The second functional component of OAIS Reference Model relates to the digital objects that are entrusted to the archive. The purpose of this functional component is to ensure that what is passed to it from the ingest process remains identical and accessible. In the OAIS Reference Model, this function creates AIPs and DIPs during the ingest process and adds them to the permanent storage facility and oversees the management of this storage, including media refreshment and monitoring. This function is also responsible for ensuring that AIPs can be retrieved. In the reference model, this process ensures that end users receive an authentic version of the data collection.

Data management

The third major function of the OAIS Reference Model works in conjunction with the archival storage function maintaining descriptive metadata, managing administrative metadata (internal operations) and supports external finding aids. The Dataverse software offers these resources related to data management:

  • Dataset versions: Versioning is important for long-term research data management where metadata and/or files are updated over time. It is used to track any metadata or file changes (e.g., by uploading a new file, changing file metadata, adding or editing metadata) once the dataset has been published. There are two forms of changes of published datasets (DIPs):
    • Minor version change (when there are small metadata changes); Ex: From version 1.0 to version 1.1;
    • Major version change (when there are changes to data file(s) or documentation file(s), as citation for example); From version 1.1 to 2.0.
  • Data deaccessioning
    • The Dataverse software allows data/metadata files public access removal.

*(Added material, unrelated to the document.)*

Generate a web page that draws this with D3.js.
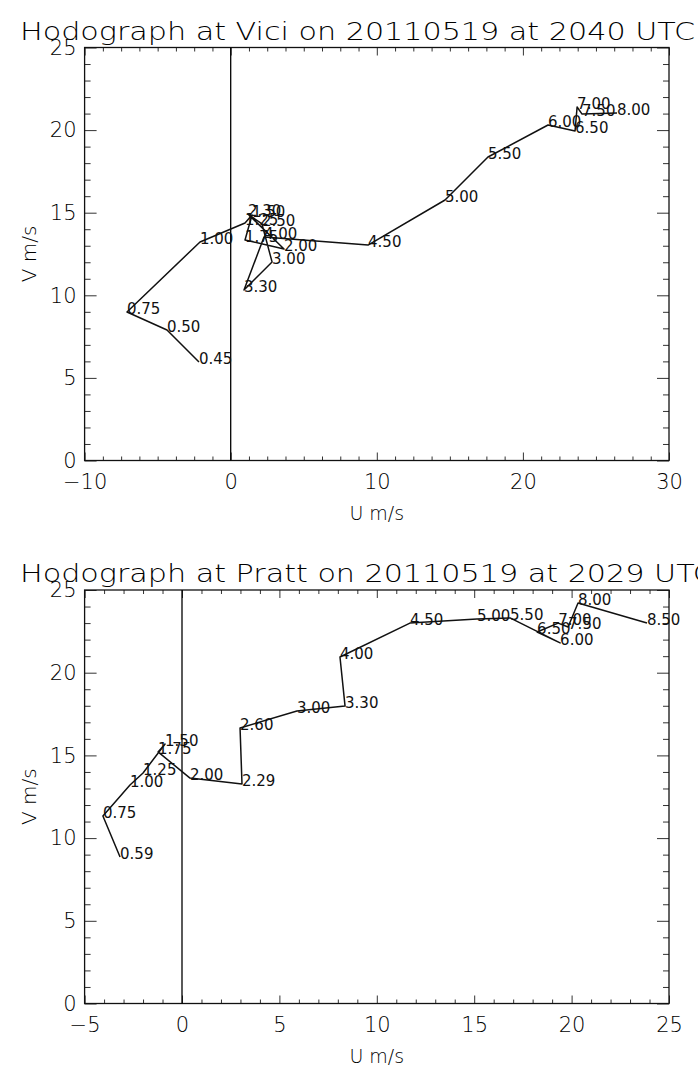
<!DOCTYPE html>
<html>
<head>
<meta charset="utf-8">
<script src="https://cdn.jsdelivr.net/npm/d3@7"></script>
<style>
  body { margin: 0; background: #fff; }
  svg text { font-family: "DejaVu Sans", "Liberation Sans", sans-serif; fill: #000; font-weight: 300; }
  svg text.lvl { font-weight: 400; fill: #111; }
</style>
</head>
<body>
<svg id="chart" width="698" height="1070"></svg>
<script>
// Vici hodograph: height labels (km) with wind components (m/s)
const viciTitle = "Hodograph at Vici on 20110519 at 2040 UTC";
const viciLevels = ["0.45","0.50","0.75","1.00","1.25","1.50","1.75","2.00","2.30","2.50","3.00","3.30","4.00","4.50","5.00","5.50","6.00","6.50","7.00","7.50","8.00"];
const viciU = [-2.17,-4.36,-7.10,-2.10,0.98,1.46,0.98,3.65,1.18,2.14,2.83,0.91,2.28,9.40,14.67,17.61,21.72,23.57,23.71,24.05,26.44];
const viciV = [5.96,7.90,8.99,13.23,14.38,14.86,13.35,12.80,14.92,14.32,12.02,10.32,13.53,13.04,15.77,18.37,20.31,19.95,21.40,20.97,21.03];
const viciXTicks = [-10, 0, 10, 20, 30];

// Pratt hodograph
const prattTitle = "Hodograph at Pratt on 20110519 at 2029 UTC";
const prattLevels = ["0.59","0.75","1.00","1.25","1.50","1.75","2.00","2.29","2.60","3.00","3.30","4.00","4.50","5.00","5.50","6.00","6.50","7.00","7.50","8.00","8.50"];
const prattU = [-3.18,-4.06,-2.67,-2.00,-0.87,-1.23,0.41,3.08,2.98,5.90,8.37,8.11,11.70,15.14,16.84,19.41,18.23,19.31,19.82,20.33,23.87];
const prattV = [8.86,11.34,13.21,13.94,15.69,15.21,13.63,13.27,16.66,17.68,17.98,20.95,23.00,23.25,23.31,21.80,22.46,23.00,22.76,24.21,23.00];
const prattXTicks = [-5, 0, 5, 10, 15, 20, 25];

const vTicks = [0, 5, 10, 15, 20, 25];

const svg = d3.select("#chart");
const fmt = d => d < 0 ? "\u2212" + Math.abs(d) : String(d);

function range(a, b, step) {
  const out = [];
  const n = Math.round((b - a) / step);
  for (let i = 0; i <= n; i++) out.push(+(a + i * step).toFixed(4));
  return out;
}

function panel(opt) {
  const g = svg.append("g");
  const x = d3.scaleLinear().domain(opt.xDomain).range([84.6, 669]);
  const y = d3.scaleLinear().domain([0, 25]).range([opt.bottom, opt.top]);

  const xMinor = range(opt.xDomain[0], opt.xDomain[1], opt.xMinorStep).filter(v => !opt.xTicks.includes(v));
  const yMinor = range(0, 25, 1).filter(v => !vTicks.includes(v));

  // major and minor ticks on all four sides, pointing inward
  const axes = [
    [d3.axisBottom(x).tickValues(opt.xTicks).tickSize(-8).tickPadding(14).tickFormat(fmt), `translate(0,${opt.bottom})`, true],
    [d3.axisBottom(x).tickValues(xMinor).tickSize(-4).tickFormat(""), `translate(0,${opt.bottom})`, false],
    [d3.axisTop(x).tickValues(opt.xTicks).tickSize(-8).tickFormat(""), `translate(0,${opt.top})`, false],
    [d3.axisTop(x).tickValues(xMinor).tickSize(-4).tickFormat(""), `translate(0,${opt.top})`, false],
    [d3.axisLeft(y).tickValues(vTicks).tickSize(-12).tickPadding(8).tickFormat(fmt), `translate(84.6,0)`, true],
    [d3.axisLeft(y).tickValues(yMinor).tickSize(-6).tickFormat(""), `translate(84.6,0)`, false],
    [d3.axisRight(y).tickValues(vTicks).tickSize(-12).tickFormat(""), `translate(669,0)`, false],
    [d3.axisRight(y).tickValues(yMinor).tickSize(-6).tickFormat(""), `translate(669,0)`, false]
  ];
  axes.forEach(([ax, tr, labelled]) => {
    const a = g.append("g").attr("transform", tr).call(ax);
    a.select(".domain").remove();
    a.selectAll(".tick line").attr("stroke", "#333").attr("stroke-width", 1);
    if (labelled) a.selectAll(".tick text").attr("font-size", 21).attr("fill", "#000")
      .style("font-family", '"DejaVu Sans", sans-serif').style("font-weight", 300);
  });

  // plot frame
  g.append("rect")
    .attr("x", x.range()[0]).attr("y", opt.top)
    .attr("width", x.range()[1] - x.range()[0]).attr("height", opt.bottom - opt.top)
    .attr("fill", "none").attr("stroke", "#111").attr("stroke-width", 1.3);

  // zero line for U
  g.append("line")
    .attr("x1", x(0)).attr("x2", x(0)).attr("y1", opt.top).attr("y2", opt.bottom)
    .attr("stroke", "#000").attr("stroke-width", 1.3);

  // hodograph trace
  const pts = opt.levels.map((l, i) => ({ l, u: opt.u[i], v: opt.v[i] }));
  g.append("path")
    .datum(pts)
    .attr("d", d3.line().x(d => x(d.u)).y(d => y(d.v)))
    .attr("fill", "none").attr("stroke", "#111").attr("stroke-width", 1.5)
    .attr("stroke-linejoin", "round");

  // height labels at each point
  g.selectAll("text.lvl").data(pts).join("text")
    .attr("class", "lvl")
    .attr("x", d => x(d.u)).attr("y", d => y(d.v) + 2)
    .attr("font-size", 15)
    .text(d => d.l);

  // axis titles
  g.append("text")
    .attr("x", (x.range()[0] + x.range()[1]) / 2).attr("y", opt.bottom + 59)
    .attr("text-anchor", "middle").attr("font-size", 19)
    .text("U m/s");
  g.append("text")
    .attr("transform", `translate(36,${(opt.top + opt.bottom) / 2}) rotate(-90)`)
    .attr("text-anchor", "middle").attr("font-size", 20)
    .text("V m/s");

  // title
  const t = g.append("text")
    .attr("x", 20).attr("y", opt.top - 8)
    .attr("font-size", 24)
    .text(opt.title);
  return t;
}

const t1 = panel({ title: viciTitle, levels: viciLevels, u: viciU, v: viciV,
  xDomain: [-10, 30], xTicks: viciXTicks, xMinorStep: 1.25, top: 47.5, bottom: 460.5 });
const t2 = panel({ title: prattTitle, levels: prattLevels, u: prattU, v: prattV,
  xDomain: [-5, 25], xTicks: prattXTicks, xMinorStep: 1, top: 590, bottom: 1003.5 });

// stretch the titles to the wide plotting-font proportions
const k = 675 / t1.node().getComputedTextLength();
[t1, t2].forEach(t => {
  const w = t.node().getComputedTextLength() * k;
  t.attr("textLength", w).attr("lengthAdjust", "spacingAndGlyphs");
});
</script>
</body>
</html>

The function of the OAIS Reference Model responsible for services and functions that make the archival collection and related services visible to end users: finding, requesting, and receiving datasets. These processes are web-based and also implement the security that is related to access.

As a prerequisite for findability, datasets published in Dataverse repositories must be published with the minimal amount of metadata needed to cite and locate the data, assign it Digital Object Identifiers, and help others contact the parties responsible for the data.

The Dataverse software also provides descriptive metadata fields that can make data more findable and are informed by widely-used metadata standards, such as DDI Codebook for social science data, the Virtual Observatory Discovery and Provenance Metadata standard for astronomy data, and the ISA-Tab Specification for life sciences data.


This function is related to the management of the daily operations of the repository. In the Dataverse software the roles of this function are distributed across different and clearly defined internal sections.

Collection support staff should document and make publicly available the different roles and responsibilities needed for the operation and development of the repository.